5% of the population suffers from an eye condition called Amblyopia, and it's one of those problems parents hope they won't have to share with their kids.
"My mother has it, also my sister, my aunts, my cousins, it's really prevalent in our family," says Jamie Magda, parent.
And both Jamie's kids have it. Alisha has the telltale sign: when one eye crosses, but Ashleigh doesn't, so for years no one knew why she constantly complained of headaches. In kids with Amblyopia, one eye has more trouble communicating with the brain than the other.
The concern is this: if it isn't treated before age seven, it could cause permanent blindness.
"In order to have Amblyopia, you don't have to have crossed eyes. You can have perfectly straight eyes and be blind in one eye and nobody would know it. The development of the visual system in a child is a lot like concrete hardening. After a critical period, the concrete hardens, and there's no time left to fix things," says Dr. Jim Ruben, pediatric opthalmologist.
Now, here's what's new. Most kids wear a patch to help the brain learn to communicate better with the weaker eye.

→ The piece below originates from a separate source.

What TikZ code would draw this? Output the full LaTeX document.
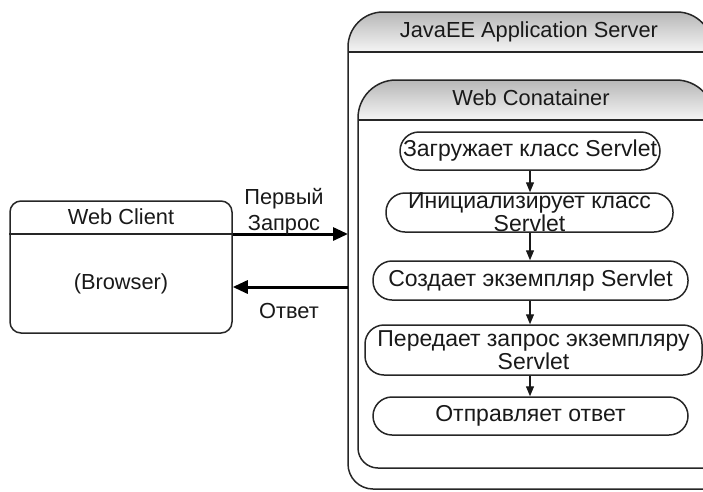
\documentclass[tikz,border=0pt]{standalone}
\usepackage{fontspec}
\setmainfont{Liberation Sans}
\usetikzlibrary{arrows.meta}
\begin{document}
\begin{tikzpicture}[x=1pt,y=-1pt,
  frame/.style={draw=black!85, line width=1.5pt},
  headfill/.style={top color=black!28, bottom color=black!4},
  txt/.style={font=\fontsize{21.8}{24}\selectfont, text=black!90, inner sep=0pt, align=center},
  stepbox/.style={frame, rounded corners=19pt, inner sep=0pt},
  steptext/.style={font=\fontsize{23}{23.5}\selectfont, text=black!90, inner sep=0pt, align=center},
  flow/.style={draw=black!90, line width=1.3pt, -{Triangle[length=10pt,width=8pt]}},
  bigflow/.style={draw=black, line width=3pt, -{Triangle[length=15pt,width=13pt]}}
]
\useasboundingbox (0,0) rectangle (703,491);
\clip (0,0) rectangle (703,491);

% application server frame with shaded header
\shade[headfill] (712,52) [rounded corners=35pt] -- (712,12) -- (348,12) [sharp corners] -- (348,52) -- cycle;
\draw[frame] (712,489) [rounded corners=35pt] -- (712,12) -- (348,12) [rounded corners=25pt] -- (348,489) -- (712,489);
\draw[frame] (348,52) -- (712,52);
\node[txt] (server) at (529,32) {JavaEE Application Server};

% web container frame with shaded header
\shade[headfill] (714,120) [rounded corners=38pt] -- (714,80) -- (358,80) [sharp corners] -- (358,120) -- cycle;
\draw[frame] (714,468) [rounded corners=38pt] -- (714,80) -- (358,80) [rounded corners=20pt] -- (358,468) -- (714,468);
\draw[frame] (358,120) -- (714,120);
\node[txt] (container) at (531,98) {Web Conatainer};

% edge points of the server frame
\coordinate (srvReq) at (348,234);
\coordinate (srvResp) at (348,287);

% web client
\node[frame, rounded corners=11pt, minimum width=222pt, minimum height=132pt, inner sep=0pt] (client) at (121,267) {};
\draw[frame] (client.west |- srvReq) -- (client.east |- srvReq);
\node[txt] (clientTitle) at (121,217) {Web Client};
\node[txt] (browser) at (121,284) {(Browser)};

% request and response
\draw[bigflow] (client.east |- srvReq) -- (srvReq);
\draw[bigflow] (srvResp) -- (client.east |- srvResp);
\node[txt] (reqLabel1) at (284,199) {Первый};
\node[txt] (reqLabel2) at (284,225) {Запрос};
\node[txt] (respLabel) at (289,311) {Ответ};

% servlet lifecycle steps
\node[stepbox, minimum width=260pt, minimum height=38pt] (s1) at (530,151) {};
\node[steptext] at (s1.center) {Загружает класс Servlet};
\node[stepbox, minimum width=287pt, minimum height=39pt] (s2) at (529.5,212.5) {};
\node[steptext] at (529.5,212) {Инициализирует класс\\Servlet};
\node[stepbox, minimum width=315pt, minimum height=39pt] (s3) at (530.5,280.5) {};
\node[steptext] at (s3.center) {Создает экземпляр Servlet};
\node[stepbox, minimum width=337pt, minimum height=50pt] (s4) at (533.5,350) {};
\node[steptext] at (533.5,350) {Передает запрос экземпляру\\Servlet};
\node[stepbox, minimum width=315pt, minimum height=38pt] (s5) at (530.5,416) {};
\node[steptext] at (s5.center) {Отправляет ответ};

% flow between the steps
\draw[flow] (s1.south) -- (s1.south |- s2.north);
\draw[flow] (s1.south |- s2.south) -- (s1.south |- s3.north);
\draw[flow] (s1.south |- s3.south) -- (s1.south |- s4.north);
\draw[flow] (s1.south |- s4.south) -- (s1.south |- s5.north);
\end{tikzpicture}
\end{document}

But now, Dr. Ruben and his colleagues are testing a new alternative. They are giving some children standard eye dilation drops in one eye, blurring the stronger eye so the weaker eye has a chance to catch up.
They say the results appear just as good as when they use the patch, without the hassle of wearing a patch. Amblyopia isn't always hereditary. So, don't assume your kids are safe because no one in the family has Amblyopia. Dr. Ruben says it's not unusual for kids to try harder during an eye test and manage to slip through a routine screening, but you don't want a problem like this to go undetected.
So, if you suspect that your child might have Amblyopia, again, that's when one eye is weaker than the other, you might want to ask your pediatrician for a referral to a pediatric opthalmologist for further testing.